Question:  What day do you believe is the true Sabbath?  I have looked up the word “Sabbath” in the dictionary and it means “Saturday”.

            Donna

 

Answer:  Dear Donna,

            Sabbath is Saturday.  Always has been.  But that’s not the question for Christians.  The question is – is the fourth commandment, as stated in the old covenant, binding and required for Christians today?

            If the answer is yes – then there is only one day to worship upon.  Saturday must be that day.  The Sabbath day has never been changed – i.e. from Saturday to Sunday.  No human or group of humans has the authority to “change” the day.  This is called the transference theory.  Accordingly, some Christians call Sunday the Sabbath, for they believe that early Christianity changed the day.  However, the Sabbath was never “changed” to Sunday.  Sunday is not the Sabbath.

            But, if the answer to the question “is the old covenant binding and required for Christians today?“ – is “no”, then we have an entirely different perspective.

            The ten commandments were all commented upon, reinforced, supported, further defined by Jesus and his disciples, and most importantly of all, by the cross.  Christians live by the new covenant, given to us by the blood of Christ.

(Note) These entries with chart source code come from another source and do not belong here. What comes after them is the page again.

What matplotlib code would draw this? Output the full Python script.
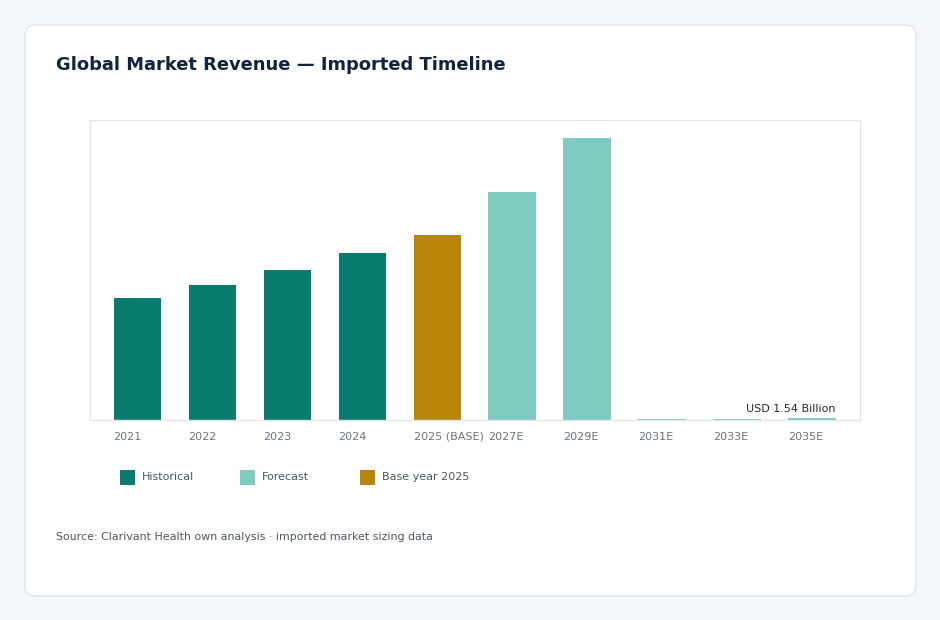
import matplotlib
matplotlib.use("Agg")
import matplotlib.pyplot as plt
from matplotlib.patches import FancyBboxPatch
import numpy as np

# Revenue timeline (chart units)
years = ["2021", "2022", "2023", "2024", "2025 (BASE)", "2027E", "2029E", "2031E", "2033E", "2035E"]
revenue = [122, 135, 150, 167, 185, 228, 282, 1.2, 1.4, 1.54]
kind = ["hist", "hist", "hist", "hist", "base", "fc", "fc", "fc", "fc", "fc"]
last_label = "USD 1.54 Billion"

colors = {"hist": "#0a7c6e", "fc": "#7fcac1", "base": "#b8860b"}
legend_names = [("hist", "Historical"), ("fc", "Forecast"), ("base", "Base year 2025")]

fig = plt.figure(figsize=(9.4, 6.2), dpi=100)
fig.patch.set_facecolor("#f4f7fa")

# white card behind everything
card = FancyBboxPatch((0.25, 0.24), 8.91, 5.71,
                      boxstyle="round,pad=0,rounding_size=0.1",
                      transform=fig.dpi_scale_trans,
                      facecolor="white", edgecolor="#dfe3e8", linewidth=1, zorder=-5)
fig.patches.append(card)

ax = fig.add_axes([90 / 940, 1 - 420 / 620, 770 / 940, 300 / 620])
ax.set_zorder(2)
ax.set_facecolor("white")

x = np.arange(len(years))
w = 0.627
ax.bar(x, revenue, width=w, color=[colors[k] for k in kind], zorder=2)

ax.set_xlim(-0.627, 9.64)
ax.set_ylim(0, 300)
ax.set_yticks([])
ax.set_xticks([])
for s in ax.spines.values():
    s.set_color("#e2e6ea")
    s.set_linewidth(1)

# category labels, left edge on the bar's left edge, common baseline
for xi, lab in zip(x, years):
    ax.text(xi - w / 2, -19.5 / 300, lab, transform=ax.get_xaxis_transform(),
            ha="left", va="baseline", fontsize=8, color="#6b7280", clip_on=False)

ax.annotate(last_label, (x[-1] + w / 2, revenue[-1]), xytext=(0, 3),
            textcoords="offset points", ha="right", va="bottom",
            fontsize=8, color="#1f2937")

fig.text(56 / 940, 1 - 65 / 620, "Global Market Revenue \u2014 Imported Timeline",
         fontsize=12.9, fontweight="bold", color="#13233f", va="center")

# legend drawn by hand: square + label
lx = [120, 240, 360]
for px, (k, name) in zip(lx, legend_names):
    fig.patches.append(FancyBboxPatch((px / 100, (620 - 485) / 100), 0.15, 0.15,
                                      boxstyle="square,pad=0",
                                      transform=fig.dpi_scale_trans,
                                      facecolor=colors[k], edgecolor="none"))
    fig.text((px + 22) / 940, 1 - 477 / 620, name, fontsize=8,
             color="#4b5563", va="center")

fig.text(56 / 940, 1 - 537 / 620,
         "Source: Clarivant Health own analysis \u00b7 imported market sizing data",
         fontsize=7.9, color="#4b5563", va="center")

fig.savefig("out.png", dpi=100, facecolor=fig.get_facecolor())
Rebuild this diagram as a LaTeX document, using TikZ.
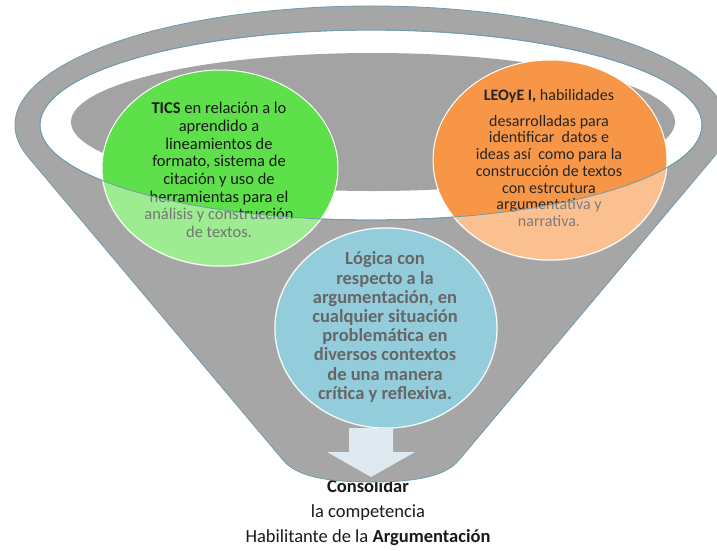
\documentclass[tikz,border=0pt]{standalone}
\usepackage{fontspec}
\setmainfont{Carlito}
\definecolor{rimgray}{HTML}{A6A6A6}
\definecolor{innergray}{HTML}{A3A3A3}
\definecolor{edgec}{HTML}{6E9BAE}
\definecolor{greenc}{HTML}{5EE04A}
\definecolor{orangec}{HTML}{F79646}
\definecolor{bluec}{HTML}{4BACC6}
\definecolor{arrowc}{HTML}{DEEAF0}
\begin{document}
\begin{tikzpicture}[x=1pt,y=-1pt,
  funnel/.style={fill=rimgray, draw=edgec, line width=0.8pt},
  ringst/.style={fill=white, draw=edgec, line width=0.8pt},
  ballst/.style={draw=white, line width=1pt},
  veil/.style={fill=white, fill opacity=0.4, even odd rule},
  gtext/.style={align=center, inner sep=0pt, font=\fontsize{16.5}{17.7}\selectfont, text=black!90},
  otext/.style={align=center, inner sep=0pt, font=\fontsize{16}{16.7}\selectfont, text=black!85},
  btext/.style={align=center, inner sep=0pt, font=\fontsize{18.5}{19.2}\selectfont\bfseries, text=black},
  captext/.style={align=center, inner sep=0pt, font=\fontsize{18.5}{25}\selectfont, text=black!90}
]
\useasboundingbox (0,0) rectangle (717,550);

% caption below the funnel (drawn first, the funnel bottom overlaps it)
\node[captext] (cap) at (368,513) {\textbf{Consolidar}\\la competencia\\Habilitante de la \textbf{Argumentación}};

% funnel body
\path[funnel] (28.3,157.2) arc[start angle=195.7, end angle=-15.7, x radius=356pt, y radius=119pt]
  -- (459,460) .. controls (444,479) and (405,482) .. (371,482)
  .. controls (337,482) and (298,479) .. (283,460) -- cycle;

% white ring and inner gray opening
\path[ringst] (371,125) ellipse[x radius=331pt, y radius=95pt];
\fill[innergray] (373,122) ellipse[x radius=302pt, y radius=69pt];

% balls
\path[ballst, fill=greenc] (220,168) ellipse[x radius=118pt, y radius=98pt];
\path[ballst, fill=orangec] (550,160) ellipse[x radius=117pt, y radius=100pt];
\path[ballst, fill=bluec] (386,328) ellipse[x radius=111pt, y radius=100pt];

\node[gtext] (tg) at (219,170) {\textbf{TICS} en relación a lo\\aprendido a\\lineamientos de\\formato, sistema de\\citación y uso de\\herramientas para el\\análisis y construcción\\de textos.};
\node[otext] (to) at (549,158) {\textbf{LEOyE I,} habilidades\\[9pt]desarrolladas para\\identificar\ \ datos e\\ideas así\ \ como para la\\construcción de textos\\con estrcutura\\argumentativa y\\narrativa.};
\node[btext, text=black] (tb) at (385,327) {Lógica con\\respecto a la\\argumentación, en\\cualquier situación\\problemática en\\diversos contextos\\de una manera\\crítica y reflexiva.};

% translucent front of the funnel over the balls
\begin{scope}
  \clip (220,168) ellipse[x radius=119pt, y radius=99pt];
  \path[veil] (0,0) rectangle (717,550) (371,125) ellipse[x radius=331pt, y radius=95pt];
\end{scope}
\begin{scope}
  \clip (550,160) ellipse[x radius=118pt, y radius=101pt];
  \path[veil] (0,0) rectangle (717,550) (371,125) ellipse[x radius=331pt, y radius=95pt];
\end{scope}
\begin{scope}
  \clip (386,328) ellipse[x radius=112pt, y radius=101pt];
  \path[veil] (0,0) rectangle (717,550) (371,125) ellipse[x radius=331pt, y radius=95pt];
\end{scope}

% rim edge seen through the balls
\draw[edgec, line width=0.8pt] (371,125) ellipse[x radius=331pt, y radius=95pt];

% arrow
\fill[arrowc] (349,428) -- (393,428) -- (393,452) -- (415,452) -- (371,477) -- (327,452) -- (349,452) -- cycle;
\end{tikzpicture}
\end{document}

            Nowhere in the New Testament is the fourth commandment required of Christians.  Yes, Christ kept it.  But, as a Jew what day would we have expected him to worship?  He did many other things as an observant Jew that are not normative for Christians.  That’s part of the meaning of the cross.  We see that liars and thieves are often mentioned as behaving in a manner that Christians (in whom Jesus lives) do not.  But we do not see “Sabbath breakers” included in what are called “sin lists” of the New Testament.  Neither do we see “Sabbath keeping” extolled as a fruit of the Holy Spirit, as a behavior that Christians will engage in.  We do not see this anywhere in the New Testament.

            Early Christians met on both Saturday and Sunday – Saturday because it was the cultural heritage of many early Jewish Christians, Sunday because it was the day of the resurrection.  Gradually Christians identified more with the resurrection than they did with Mount Sinai, and because the new covenant does not stipulate a weekly day of worship, they chose Sunday.

            In fact, the New Testament warns about keeping days, months, etc., -- any kind of calendar which in and of itself is thought to be “holy”.  The New Testament clearly teaches that Christians are not bound to the old covenant requirements, and warns that Christians should not let any human tell them otherwise.  It was for this reason that Christianity adopted a new liturgy, distancing itself from the old covenant days that were required, and choosing days that were memorials of the birth, life, death and resurrection of our Lord and Savior.